-- PROVIDED MATERIAL start --

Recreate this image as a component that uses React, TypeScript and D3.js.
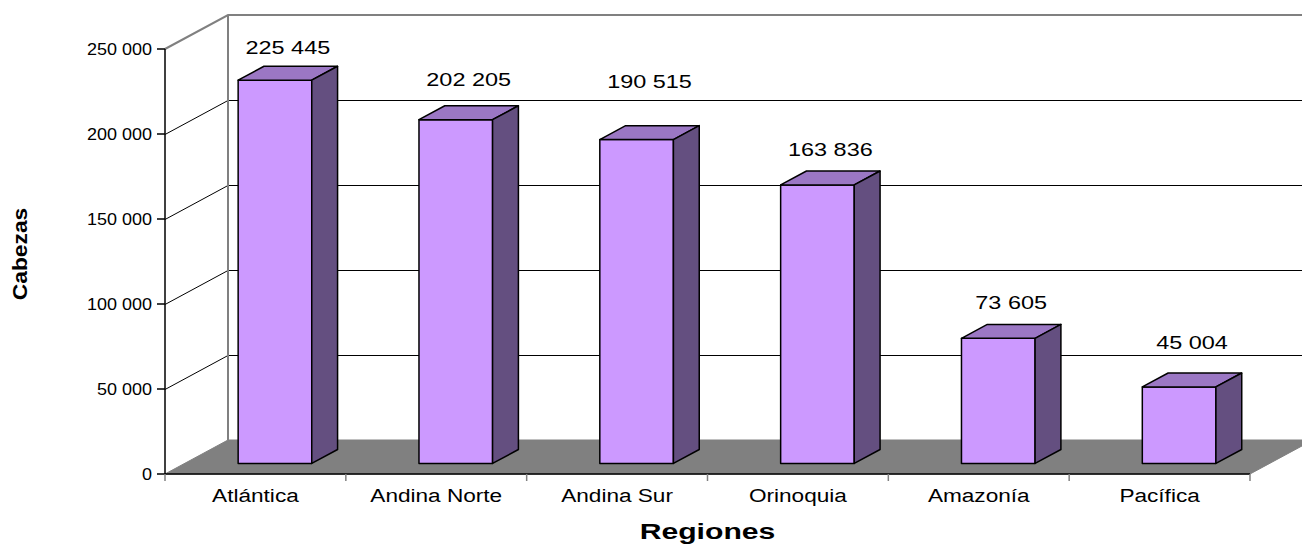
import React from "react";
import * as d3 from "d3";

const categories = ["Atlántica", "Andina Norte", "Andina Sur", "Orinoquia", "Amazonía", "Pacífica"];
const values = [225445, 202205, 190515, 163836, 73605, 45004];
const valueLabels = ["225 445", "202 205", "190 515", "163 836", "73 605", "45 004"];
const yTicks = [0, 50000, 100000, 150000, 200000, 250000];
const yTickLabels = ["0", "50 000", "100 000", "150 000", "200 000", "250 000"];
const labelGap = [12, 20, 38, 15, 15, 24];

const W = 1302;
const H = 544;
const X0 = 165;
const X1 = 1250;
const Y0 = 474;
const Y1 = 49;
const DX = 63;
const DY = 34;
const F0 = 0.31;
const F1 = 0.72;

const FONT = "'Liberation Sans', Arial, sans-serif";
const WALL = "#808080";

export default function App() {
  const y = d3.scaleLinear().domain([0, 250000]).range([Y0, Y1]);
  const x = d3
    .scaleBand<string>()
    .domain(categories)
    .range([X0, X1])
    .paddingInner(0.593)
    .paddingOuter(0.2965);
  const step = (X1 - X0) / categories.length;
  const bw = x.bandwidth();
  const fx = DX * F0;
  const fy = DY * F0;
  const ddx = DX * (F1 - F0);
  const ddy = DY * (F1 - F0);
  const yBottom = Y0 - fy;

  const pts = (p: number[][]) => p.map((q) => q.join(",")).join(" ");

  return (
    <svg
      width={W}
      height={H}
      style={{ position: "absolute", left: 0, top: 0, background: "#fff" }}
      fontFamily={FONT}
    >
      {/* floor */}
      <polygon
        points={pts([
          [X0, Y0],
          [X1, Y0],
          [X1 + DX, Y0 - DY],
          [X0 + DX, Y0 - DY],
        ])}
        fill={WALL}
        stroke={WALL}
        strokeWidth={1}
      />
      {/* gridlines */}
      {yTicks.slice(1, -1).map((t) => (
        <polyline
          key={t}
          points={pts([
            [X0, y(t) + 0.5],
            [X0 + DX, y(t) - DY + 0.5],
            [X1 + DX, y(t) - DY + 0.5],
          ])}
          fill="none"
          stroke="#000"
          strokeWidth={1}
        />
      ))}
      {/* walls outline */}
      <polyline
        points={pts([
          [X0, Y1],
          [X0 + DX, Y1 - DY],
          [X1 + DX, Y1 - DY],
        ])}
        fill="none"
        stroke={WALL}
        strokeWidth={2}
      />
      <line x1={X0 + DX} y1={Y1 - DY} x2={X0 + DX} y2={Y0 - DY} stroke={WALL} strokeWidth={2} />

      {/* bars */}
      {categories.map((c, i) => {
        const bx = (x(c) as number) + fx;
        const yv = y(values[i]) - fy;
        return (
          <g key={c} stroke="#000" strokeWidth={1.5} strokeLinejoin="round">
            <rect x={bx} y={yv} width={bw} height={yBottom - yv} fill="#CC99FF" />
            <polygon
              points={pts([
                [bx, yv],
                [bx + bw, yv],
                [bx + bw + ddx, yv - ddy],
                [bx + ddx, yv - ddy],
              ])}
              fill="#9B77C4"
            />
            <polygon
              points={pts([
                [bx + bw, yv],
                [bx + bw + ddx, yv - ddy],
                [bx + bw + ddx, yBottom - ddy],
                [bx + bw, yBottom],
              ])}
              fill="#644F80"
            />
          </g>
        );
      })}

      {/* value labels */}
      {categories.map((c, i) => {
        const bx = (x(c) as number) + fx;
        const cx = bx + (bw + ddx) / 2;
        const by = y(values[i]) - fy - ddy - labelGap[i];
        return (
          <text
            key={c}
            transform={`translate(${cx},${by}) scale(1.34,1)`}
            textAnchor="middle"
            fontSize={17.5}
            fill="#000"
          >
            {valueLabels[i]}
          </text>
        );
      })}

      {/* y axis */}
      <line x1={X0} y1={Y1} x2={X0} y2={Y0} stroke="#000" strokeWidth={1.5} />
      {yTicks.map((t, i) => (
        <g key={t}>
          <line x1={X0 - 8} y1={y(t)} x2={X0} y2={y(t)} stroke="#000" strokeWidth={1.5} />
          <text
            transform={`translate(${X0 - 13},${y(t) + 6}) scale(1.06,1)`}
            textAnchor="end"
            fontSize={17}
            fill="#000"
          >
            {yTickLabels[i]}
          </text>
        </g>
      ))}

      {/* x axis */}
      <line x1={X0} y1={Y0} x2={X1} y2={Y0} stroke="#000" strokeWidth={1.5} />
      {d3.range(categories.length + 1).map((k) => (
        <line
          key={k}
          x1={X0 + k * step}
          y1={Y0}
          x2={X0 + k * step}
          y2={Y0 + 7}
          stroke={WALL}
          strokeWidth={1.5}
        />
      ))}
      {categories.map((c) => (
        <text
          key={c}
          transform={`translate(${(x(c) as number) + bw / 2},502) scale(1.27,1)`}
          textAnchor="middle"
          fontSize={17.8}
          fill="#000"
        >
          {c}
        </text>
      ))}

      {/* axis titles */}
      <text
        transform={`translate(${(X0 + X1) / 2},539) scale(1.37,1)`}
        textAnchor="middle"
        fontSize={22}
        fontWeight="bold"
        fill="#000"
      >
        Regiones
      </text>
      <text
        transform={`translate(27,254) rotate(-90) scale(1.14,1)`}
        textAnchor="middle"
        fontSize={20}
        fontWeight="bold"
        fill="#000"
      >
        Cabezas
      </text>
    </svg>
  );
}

-- PROVIDED MATERIAL end --

▶ AIM
Exactly as written, please give again the lines from the beginning of the listing through the line containing "const labelGap = [12, 20, 38, 15, 15, 24];", inclusive, without any pictures.

▶ REPLY
Recreate this image as a component that uses React, TypeScript and D3.js.
import React from "react";
import * as d3 from "d3";

const categories = ["Atlántica", "Andina Norte", "Andina Sur", "Orinoquia", "Amazonía", "Pacífica"];
const values = [225445, 202205, 190515, 163836, 73605, 45004];
const valueLabels = ["225 445", "202 205", "190 515", "163 836", "73 605", "45 004"];
const yTicks = [0, 50000, 100000, 150000, 200000, 250000];
const yTickLabels = ["0", "50 000", "100 000", "150 000", "200 000", "250 000"];
const labelGap = [12, 20, 38, 15, 15, 24];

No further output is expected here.